* Set problem
Copy the lines below as they are; omit the images they contain.

* Collected material
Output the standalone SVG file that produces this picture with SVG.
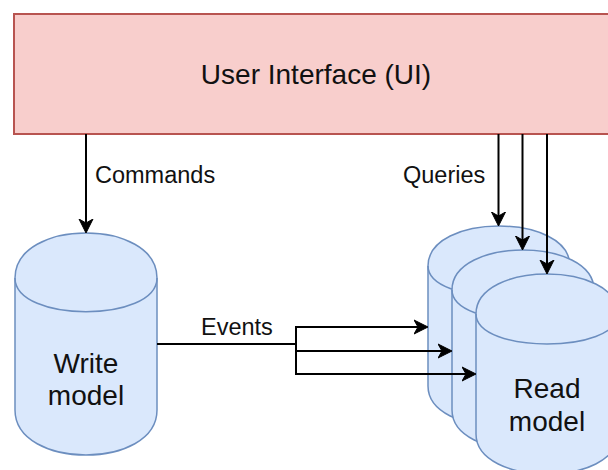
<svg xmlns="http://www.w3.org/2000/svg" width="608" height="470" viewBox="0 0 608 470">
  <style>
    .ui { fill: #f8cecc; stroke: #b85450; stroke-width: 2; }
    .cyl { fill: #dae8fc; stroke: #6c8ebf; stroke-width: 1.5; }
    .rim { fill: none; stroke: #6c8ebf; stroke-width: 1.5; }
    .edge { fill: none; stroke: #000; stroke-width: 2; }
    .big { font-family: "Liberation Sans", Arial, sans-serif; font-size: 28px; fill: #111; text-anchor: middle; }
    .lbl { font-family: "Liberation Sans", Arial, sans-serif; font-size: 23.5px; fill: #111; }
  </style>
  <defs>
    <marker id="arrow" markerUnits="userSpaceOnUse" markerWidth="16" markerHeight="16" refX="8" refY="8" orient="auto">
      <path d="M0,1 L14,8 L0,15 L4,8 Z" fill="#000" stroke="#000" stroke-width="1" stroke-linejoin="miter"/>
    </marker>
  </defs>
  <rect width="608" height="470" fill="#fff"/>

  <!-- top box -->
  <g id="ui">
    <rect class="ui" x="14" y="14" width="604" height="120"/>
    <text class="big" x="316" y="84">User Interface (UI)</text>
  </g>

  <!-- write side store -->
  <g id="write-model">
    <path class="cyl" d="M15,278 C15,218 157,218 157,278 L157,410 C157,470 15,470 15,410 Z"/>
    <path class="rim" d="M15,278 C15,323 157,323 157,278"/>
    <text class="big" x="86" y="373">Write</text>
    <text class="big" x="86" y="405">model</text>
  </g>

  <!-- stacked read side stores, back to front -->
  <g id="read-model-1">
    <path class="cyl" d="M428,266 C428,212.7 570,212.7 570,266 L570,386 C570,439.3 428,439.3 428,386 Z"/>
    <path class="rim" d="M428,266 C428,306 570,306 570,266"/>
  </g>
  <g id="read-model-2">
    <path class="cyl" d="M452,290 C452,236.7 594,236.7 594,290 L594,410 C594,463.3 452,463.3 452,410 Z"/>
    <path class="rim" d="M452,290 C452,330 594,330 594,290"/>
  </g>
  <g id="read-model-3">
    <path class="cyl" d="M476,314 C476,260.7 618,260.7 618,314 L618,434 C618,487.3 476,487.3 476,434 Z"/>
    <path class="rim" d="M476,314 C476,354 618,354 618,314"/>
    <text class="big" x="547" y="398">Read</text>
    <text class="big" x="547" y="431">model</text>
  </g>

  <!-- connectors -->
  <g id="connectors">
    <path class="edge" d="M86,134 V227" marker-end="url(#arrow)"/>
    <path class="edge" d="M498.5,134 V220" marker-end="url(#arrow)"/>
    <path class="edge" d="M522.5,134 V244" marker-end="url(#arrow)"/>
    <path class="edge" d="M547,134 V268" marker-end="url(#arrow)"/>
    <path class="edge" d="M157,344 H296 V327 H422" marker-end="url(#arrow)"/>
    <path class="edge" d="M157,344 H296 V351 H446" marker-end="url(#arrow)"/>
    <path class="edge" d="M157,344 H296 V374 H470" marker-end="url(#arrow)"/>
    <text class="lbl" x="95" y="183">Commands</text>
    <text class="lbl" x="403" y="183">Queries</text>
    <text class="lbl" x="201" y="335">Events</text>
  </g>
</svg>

* In response
Output the standalone SVG file that produces this picture with SVG.
<svg xmlns="http://www.w3.org/2000/svg" width="608" height="470" viewBox="0 0 608 470">
  <style>
    .ui { fill: #f8cecc; stroke: #b85450; stroke-width: 2; }
    .cyl { fill: #dae8fc; stroke: #6c8ebf; stroke-width: 1.5; }
    .rim { fill: none; stroke: #6c8ebf; stroke-width: 1.5; }
    .edge { fill: none; stroke: #000; stroke-width: 2; }
    .big { font-family: "Liberation Sans", Arial, sans-serif; font-size: 28px; fill: #111; text-anchor: middle; }
    .lbl { font-family: "Liberation Sans", Arial, sans-serif; font-size: 23.5px; fill: #111; }
  </style>
  <defs>
    <marker id="arrow" markerUnits="userSpaceOnUse" markerWidth="16" markerHeight="16" refX="8" refY="8" orient="auto">
      <path d="M0,1 L14,8 L0,15 L4,8 Z" fill="#000" stroke="#000" stroke-width="1" stroke-linejoin="miter"/>
    </marker>
  </defs>
  <rect width="608" height="470" fill="#fff"/>

  <!-- top box -->
  <g id="ui">
    <rect class="ui" x="14" y="14" width="604" height="120"/>
    <text class="big" x="316" y="84">User Interface (UI)</text>
  </g>

  <!-- write side store -->
  <g id="write-model">
    <path class="cyl" d="M15,278 C15,218 157,218 157,278 L157,410 C157,470 15,470 15,410 Z"/>
    <path class="rim" d="M15,278 C15,323 157,323 157,278"/>
    <text class="big" x="86" y="373">Write</text>
    <text class="big" x="86" y="405">model</text>
  </g>

  <!-- stacked read side stores, back to front -->
  <g id="read-model-1">
    <path class="cyl" d="M428,266 C428,212.7 570,212.7 570,266 L570,386 C570,439.3 428,439.3 428,386 Z"/>
    <path class="rim" d="M428,266 C428,306 570,306 570,266"/>
  </g>
  <g id="read-model-2">
    <path class="cyl" d="M452,290 C452,236.7 594,236.7 594,290 L594,410 C594,463.3 452,463.3 452,410 Z"/>
    <path class="rim" d="M452,290 C452,330 594,330 594,290"/>
  </g>
  <g id="read-model-3">
    <path class="cyl" d="M476,314 C476,260.7 618,260.7 618,314 L618,434 C618,487.3 476,487.3 476,434 Z"/>
    <path class="rim" d="M476,314 C476,354 618,354 618,314"/>
    <text class="big" x="547" y="398">Read</text>
    <text class="big" x="547" y="431">model</text>
  </g>

  <!-- connectors -->
  <g id="connectors">
    <path class="edge" d="M86,134 V227" marker-end="url(#arrow)"/>
    <path class="edge" d="M498.5,134 V220" marker-end="url(#arrow)"/>
    <path class="edge" d="M522.5,134 V244" marker-end="url(#arrow)"/>
    <path class="edge" d="M547,134 V268" marker-end="url(#arrow)"/>
    <path class="edge" d="M157,344 H296 V327 H422" marker-end="url(#arrow)"/>
    <path class="edge" d="M157,344 H296 V351 H446" marker-end="url(#arrow)"/>
    <path class="edge" d="M157,344 H296 V374 H470" marker-end="url(#arrow)"/>
    <text class="lbl" x="95" y="183">Commands</text>
    <text class="lbl" x="403" y="183">Queries</text>
    <text class="lbl" x="201" y="335">Events</text>
  </g>
</svg>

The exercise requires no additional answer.